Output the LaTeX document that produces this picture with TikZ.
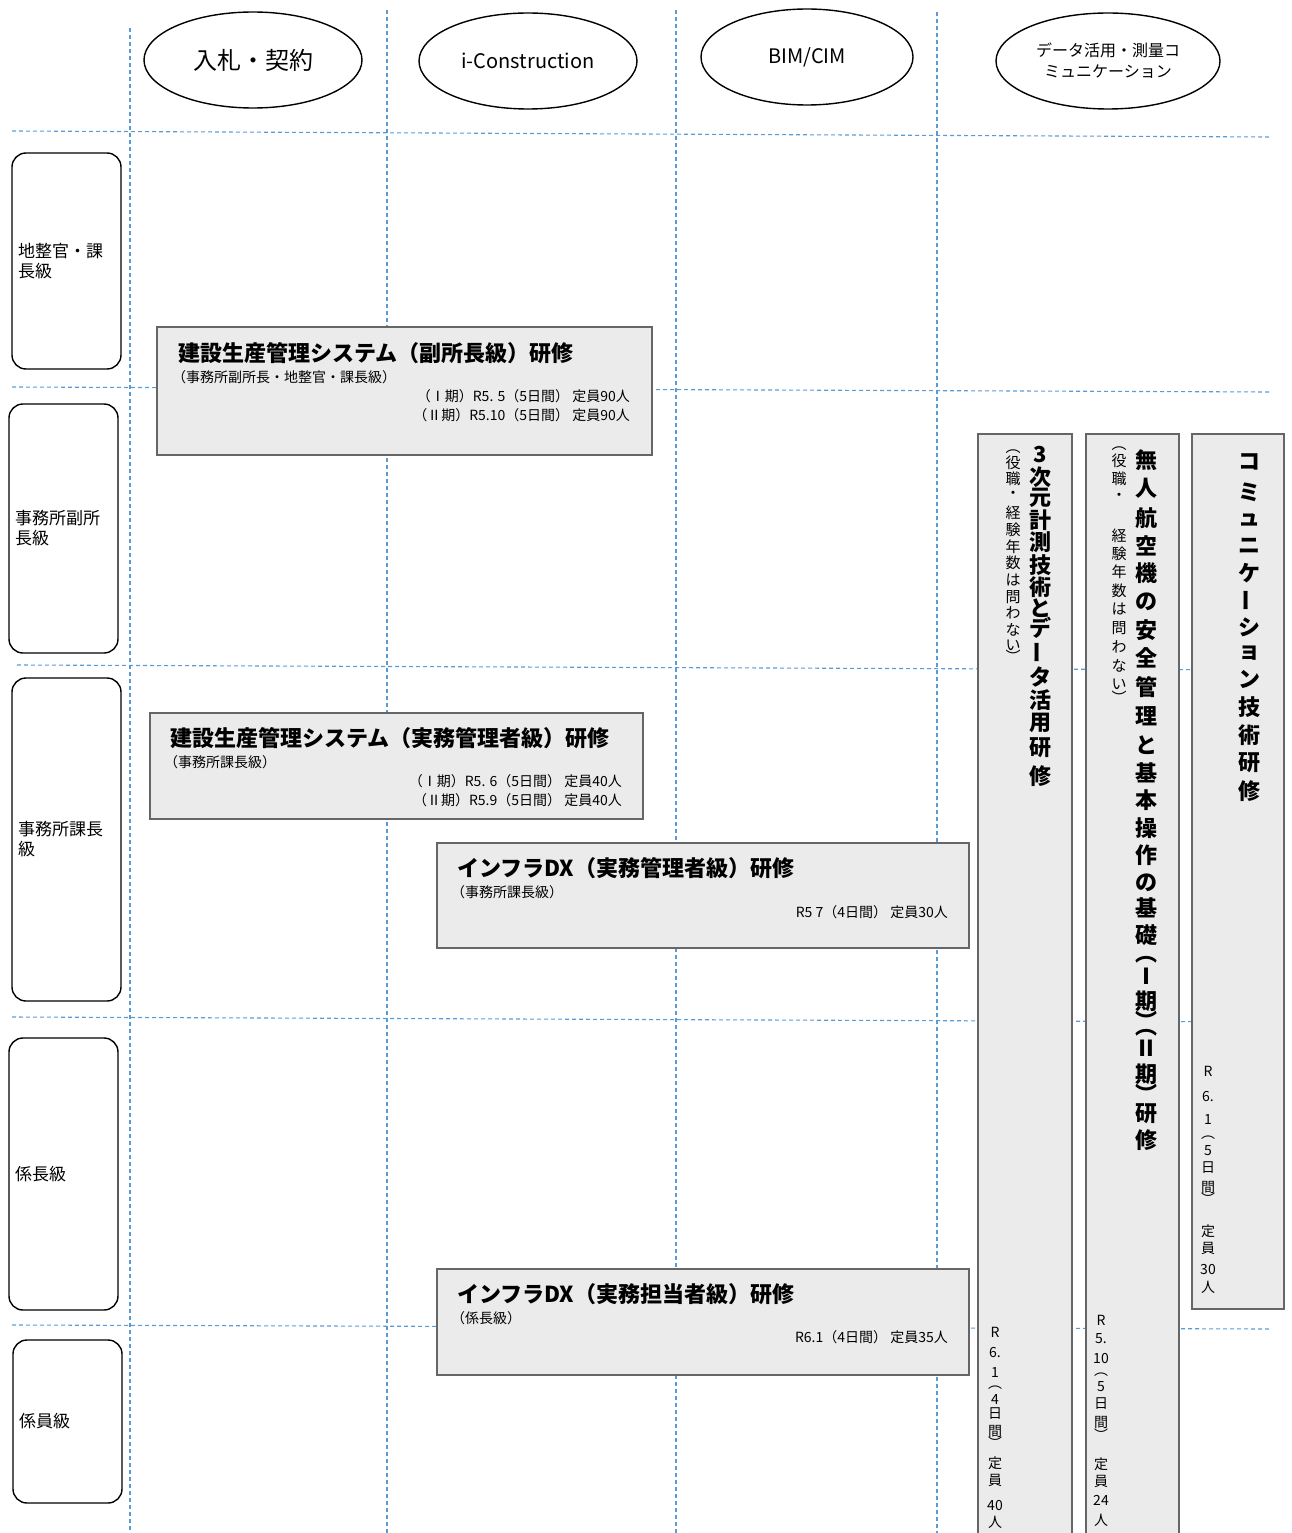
\documentclass[tikz,border=0pt]{standalone}
\usepackage{fontspec}
\setmainfont{Noto Sans CJK JP}
\usetikzlibrary{shapes.geometric}
\definecolor{gridblue}{RGB}{91,155,213}
\definecolor{boxgray}{RGB}{235,235,235}
\newcommand{\vbar}{\rotatebox{90}{ー}}
\newcommand{\vlp}{︵}
\newcommand{\vrp}{︶}

\begin{document}
\begin{tikzpicture}[x=1pt,y=-1pt,
  grid/.style={draw=gridblue, dash pattern=on 4pt off 3pt, line width=1.1pt},
  topic/.style={draw, ellipse, line width=1.4pt, minimum width=218pt, minimum height=96pt, align=center, inner sep=0pt},
  level/.style={draw, rounded corners=14pt, line width=1.4pt, minimum width=109pt, text width=97pt, align=left, inner sep=0pt, font=\fontsize{17}{20}\selectfont},
  course/.style={draw=black!60, fill=boxgray, line width=1.6pt},
  ctitle/.style={anchor=west, inner sep=0pt, font=\fontsize{22}{24}\selectfont\bfseries},
  csub/.style={anchor=west, inner sep=0pt, font=\fontsize{14}{16}\selectfont},
  cdate/.style={anchor=east, inner sep=0pt, font=\fontsize{14}{16}\selectfont},
  vtitle/.style={inner sep=0pt, font=\fontsize{22}{22}\selectfont\bfseries},
  vsub/.style={inner sep=0pt, font=\fontsize{15}{15}\selectfont},
  vdate/.style={inner sep=0pt, font=\fontsize{14}{14}\selectfont}]
  \useasboundingbox (0,0) rectangle (1291,1533);

  % dashed grid
  \draw[grid] (130,28) -- (130,1533);
  \draw[grid] (387,10) -- (387,1533);
  \draw[grid] (676,10) -- (676,1533);
  \draw[grid] (937,12) -- (937,1533);
  \draw[grid] (12,131) -- (1270,137);
  \draw[grid] (12,387) -- (1270,392);
  \draw[grid] (17,665) -- (1270,670);
  \draw[grid] (12,1017) -- (1270,1022);
  \draw[grid] (12,1325) -- (1270,1329);

  % fields
  \node[topic, font=\fontsize{24}{26}\selectfont] (f-nyusatsu) at (253,60) {入札・契約};
  \node[topic, font=\fontsize{20}{22}\selectfont] (f-icon) at (528,61) {i-Construction};
  \node[topic, font=\fontsize{20}{22}\selectfont, minimum width=212pt] (f-bim) at (807,57) {BIM/CIM};
  \node[topic, font=\fontsize{16}{21}\selectfont, minimum width=224pt] (f-data) at (1108,61) {データ活用・測量コ\\ミュニケーション};

  % levels
  \node[level, minimum height=216pt] (lv-chiseikan) at (66.5,261) {地整官・課\\長級};
  \node[level, minimum height=249pt] (lv-fukusho) at (63.5,528.5) {事務所副所\\長級};
  \node[level, minimum height=323pt] (lv-kacho) at (66.5,839.5) {事務所課長\\級};
  \node[level, minimum height=272pt] (lv-kakaricho) at (63.5,1174) {係長級};
  \node[level, minimum height=163pt] (lv-kakariin) at (67.5,1421.5) {係員級};

  % horizontal courses
  \draw[course] (157,327) rectangle (652,455);
  \node[ctitle] (c1-title) at (178,353) {建設生産管理システム（副所長級）研修};
  \node[csub] (c1-sub) at (172,377) {（事務所副所長・地整官・課長級）};
  \node[cdate] (c1-d1) at (630,396) {（Ⅰ期）R5. 5（5日間） 定員90人};
  \node[cdate] (c1-d2) at (630,415) {（Ⅱ期）R5.10（5日間） 定員90人};

  \draw[course] (150,713) rectangle (643,819);
  \node[ctitle] (c2-title) at (170,738) {建設生産管理システム（実務管理者級）研修};
  \node[csub] (c2-sub) at (164,762) {（事務所課長級）};
  \node[cdate] (c2-d1) at (622,781) {（Ⅰ期）R5. 6（5日間） 定員40人};
  \node[cdate] (c2-d2) at (622,800) {（Ⅱ期）R5.9（5日間） 定員40人};

  \draw[course] (437,843) rectangle (969,948);
  \node[ctitle] (c3-title) at (457,868) {インフラDX（実務管理者級）研修};
  \node[csub] (c3-sub) at (451,892) {（事務所課長級）};
  \node[cdate] (c3-d1) at (948,912) {R5 7（4日間） 定員30人};

  \draw[course] (437,1269) rectangle (969,1375);
  \node[ctitle] (c4-title) at (457,1294) {インフラDX（実務担当者級）研修};
  \node[csub] (c4-sub) at (451,1318) {（係長級）};
  \node[cdate] (c4-d1) at (948,1337) {R6.1（4日間） 定員35人};

  % vertical courses
  \draw[course] (978,434) rectangle (1072,1545);
  \foreach \yy/\ch [count=\k] in {455/3,477/次,498/元,520/計,542/測,565/技,587/術,608/と,628/デ,652/\vbar,677/タ,700/活,723/用,748/研,776/修}
    \node[vtitle] (v1-t\k) at (1040,\yy) {\ch};
  \foreach \yy/\ch [count=\k] in {452/\vlp,463/役,479/職,495/・,513/経,530/験,547/年,563/数,580/は,597/問,613/わ,630/な,645/い,656/\vrp}
    \node[vsub] (v1-s\k) at (1013,\yy) {\ch};
  \foreach \yy/\ch [count=\k] in {1332/R,1352/6.,1372/1,1388/\vlp,1399/4,1414/日,1431/間,1443/\vrp,1463/定,1480/員,1505/40,1522/人}
    \node[vdate] (v1-d\k) at (995,\yy) {\ch};

  \draw[course] (1086,434) rectangle (1179,1545);
  \foreach \yy/\ch [count=\k] in {460/無,488/人,518/航,546/空,573/機,602/の,630/安,658/全,687/管,716/理,745/と,773/基,800/本,828/操,855/作,883/の,908/基,935/礎,960/\vlp,976/Ⅰ,1001/期,1020/\vrp,1033/\vlp,1048/Ⅱ,1074/期,1093/\vrp,1114/研,1140/修}
    \node[vtitle] (v2-t\k) at (1146,\yy) {\ch};
  \foreach \yy/\ch [count=\k] in {449/\vlp,461/役,479/職,497/・,536/経,554/験,572/年,591/数,609/は,628/問,647/わ,666/な,684/い,697/\vrp}
    \node[vsub] (v2-s\k) at (1119,\yy) {\ch};
  \foreach \yy/\ch [count=\k] in {1320/R,1339/5.,1358/10,1375/\vlp,1387/5,1404/日,1422/間,1435/\vrp,1464/定,1481/員,1500/24,1520/人}
    \node[vdate] (v2-d\k) at (1101,\yy) {\ch};

  \draw[course] (1192,434) rectangle (1284,1309);
  \foreach \yy/\ch [count=\k] in {462/コ,492/ミ,520/ュ,546/ニ,573/ケ,600/\vbar,627/シ,653/ョ,679/ン,707/技,735/術,763/研,791/修}
    \node[vtitle] (v3-t\k) at (1249,\yy) {\ch};
  \foreach \yy/\ch [count=\k] in {1071/R,1096/6.,1119/1,1138/\vlp,1151/5,1168/日,1187/間,1199/\vrp,1231/定,1248/員,1269/30,1287/人}
    \node[vdate] (v3-d\k) at (1208,\yy) {\ch};
\end{tikzpicture}
\end{document}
________________
Request ->
All of the data needs repeating exactly, but the pictures do not.

Complete output ->
Output the LaTeX document that produces this picture with TikZ.
\documentclass[tikz,border=0pt]{standalone}
\usepackage{fontspec}
\setmainfont{Noto Sans CJK JP}
\usetikzlibrary{shapes.geometric}
\definecolor{gridblue}{RGB}{91,155,213}
\definecolor{boxgray}{RGB}{235,235,235}
\newcommand{\vbar}{\rotatebox{90}{ー}}
\newcommand{\vlp}{︵}
\newcommand{\vrp}{︶}

\begin{document}
\begin{tikzpicture}[x=1pt,y=-1pt,
  grid/.style={draw=gridblue, dash pattern=on 4pt off 3pt, line width=1.1pt},
  topic/.style={draw, ellipse, line width=1.4pt, minimum width=218pt, minimum height=96pt, align=center, inner sep=0pt},
  level/.style={draw, rounded corners=14pt, line width=1.4pt, minimum width=109pt, text width=97pt, align=left, inner sep=0pt, font=\fontsize{17}{20}\selectfont},
  course/.style={draw=black!60, fill=boxgray, line width=1.6pt},
  ctitle/.style={anchor=west, inner sep=0pt, font=\fontsize{22}{24}\selectfont\bfseries},
  csub/.style={anchor=west, inner sep=0pt, font=\fontsize{14}{16}\selectfont},
  cdate/.style={anchor=east, inner sep=0pt, font=\fontsize{14}{16}\selectfont},
  vtitle/.style={inner sep=0pt, font=\fontsize{22}{22}\selectfont\bfseries},
  vsub/.style={inner sep=0pt, font=\fontsize{15}{15}\selectfont},
  vdate/.style={inner sep=0pt, font=\fontsize{14}{14}\selectfont}]
  \useasboundingbox (0,0) rectangle (1291,1533);

  % dashed grid
  \draw[grid] (130,28) -- (130,1533);
  \draw[grid] (387,10) -- (387,1533);
  \draw[grid] (676,10) -- (676,1533);
  \draw[grid] (937,12) -- (937,1533);
  \draw[grid] (12,131) -- (1270,137);
  \draw[grid] (12,387) -- (1270,392);
  \draw[grid] (17,665) -- (1270,670);
  \draw[grid] (12,1017) -- (1270,1022);
  \draw[grid] (12,1325) -- (1270,1329);

  % fields
  \node[topic, font=\fontsize{24}{26}\selectfont] (f-nyusatsu) at (253,60) {入札・契約};
  \node[topic, font=\fontsize{20}{22}\selectfont] (f-icon) at (528,61) {i-Construction};
  \node[topic, font=\fontsize{20}{22}\selectfont, minimum width=212pt] (f-bim) at (807,57) {BIM/CIM};
  \node[topic, font=\fontsize{16}{21}\selectfont, minimum width=224pt] (f-data) at (1108,61) {データ活用・測量コ\\ミュニケーション};

  % levels
  \node[level, minimum height=216pt] (lv-chiseikan) at (66.5,261) {地整官・課\\長級};
  \node[level, minimum height=249pt] (lv-fukusho) at (63.5,528.5) {事務所副所\\長級};
  \node[level, minimum height=323pt] (lv-kacho) at (66.5,839.5) {事務所課長\\級};
  \node[level, minimum height=272pt] (lv-kakaricho) at (63.5,1174) {係長級};
  \node[level, minimum height=163pt] (lv-kakariin) at (67.5,1421.5) {係員級};

  % horizontal courses
  \draw[course] (157,327) rectangle (652,455);
  \node[ctitle] (c1-title) at (178,353) {建設生産管理システム（副所長級）研修};
  \node[csub] (c1-sub) at (172,377) {（事務所副所長・地整官・課長級）};
  \node[cdate] (c1-d1) at (630,396) {（Ⅰ期）R5. 5（5日間） 定員90人};
  \node[cdate] (c1-d2) at (630,415) {（Ⅱ期）R5.10（5日間） 定員90人};

  \draw[course] (150,713) rectangle (643,819);
  \node[ctitle] (c2-title) at (170,738) {建設生産管理システム（実務管理者級）研修};
  \node[csub] (c2-sub) at (164,762) {（事務所課長級）};
  \node[cdate] (c2-d1) at (622,781) {（Ⅰ期）R5. 6（5日間） 定員40人};
  \node[cdate] (c2-d2) at (622,800) {（Ⅱ期）R5.9（5日間） 定員40人};

  \draw[course] (437,843) rectangle (969,948);
  \node[ctitle] (c3-title) at (457,868) {インフラDX（実務管理者級）研修};
  \node[csub] (c3-sub) at (451,892) {（事務所課長級）};
  \node[cdate] (c3-d1) at (948,912) {R5 7（4日間） 定員30人};

  \draw[course] (437,1269) rectangle (969,1375);
  \node[ctitle] (c4-title) at (457,1294) {インフラDX（実務担当者級）研修};
  \node[csub] (c4-sub) at (451,1318) {（係長級）};
  \node[cdate] (c4-d1) at (948,1337) {R6.1（4日間） 定員35人};

  % vertical courses
  \draw[course] (978,434) rectangle (1072,1545);
  \foreach \yy/\ch [count=\k] in {455/3,477/次,498/元,520/計,542/測,565/技,587/術,608/と,628/デ,652/\vbar,677/タ,700/活,723/用,748/研,776/修}
    \node[vtitle] (v1-t\k) at (1040,\yy) {\ch};
  \foreach \yy/\ch [count=\k] in {452/\vlp,463/役,479/職,495/・,513/経,530/験,547/年,563/数,580/は,597/問,613/わ,630/な,645/い,656/\vrp}
    \node[vsub] (v1-s\k) at (1013,\yy) {\ch};
  \foreach \yy/\ch [count=\k] in {1332/R,1352/6.,1372/1,1388/\vlp,1399/4,1414/日,1431/間,1443/\vrp,1463/定,1480/員,1505/40,1522/人}
    \node[vdate] (v1-d\k) at (995,\yy) {\ch};

  \draw[course] (1086,434) rectangle (1179,1545);
  \foreach \yy/\ch [count=\k] in {460/無,488/人,518/航,546/空,573/機,602/の,630/安,658/全,687/管,716/理,745/と,773/基,800/本,828/操,855/作,883/の,908/基,935/礎,960/\vlp,976/Ⅰ,1001/期,1020/\vrp,1033/\vlp,1048/Ⅱ,1074/期,1093/\vrp,1114/研,1140/修}
    \node[vtitle] (v2-t\k) at (1146,\yy) {\ch};
  \foreach \yy/\ch [count=\k] in {449/\vlp,461/役,479/職,497/・,536/経,554/験,572/年,591/数,609/は,628/問,647/わ,666/な,684/い,697/\vrp}
    \node[vsub] (v2-s\k) at (1119,\yy) {\ch};
  \foreach \yy/\ch [count=\k] in {1320/R,1339/5.,1358/10,1375/\vlp,1387/5,1404/日,1422/間,1435/\vrp,1464/定,1481/員,1500/24,1520/人}
    \node[vdate] (v2-d\k) at (1101,\yy) {\ch};

  \draw[course] (1192,434) rectangle (1284,1309);
  \foreach \yy/\ch [count=\k] in {462/コ,492/ミ,520/ュ,546/ニ,573/ケ,600/\vbar,627/シ,653/ョ,679/ン,707/技,735/術,763/研,791/修}
    \node[vtitle] (v3-t\k) at (1249,\yy) {\ch};
  \foreach \yy/\ch [count=\k] in {1071/R,1096/6.,1119/1,1138/\vlp,1151/5,1168/日,1187/間,1199/\vrp,1231/定,1248/員,1269/30,1287/人}
    \node[vdate] (v3-d\k) at (1208,\yy) {\ch};
\end{tikzpicture}
\end{document}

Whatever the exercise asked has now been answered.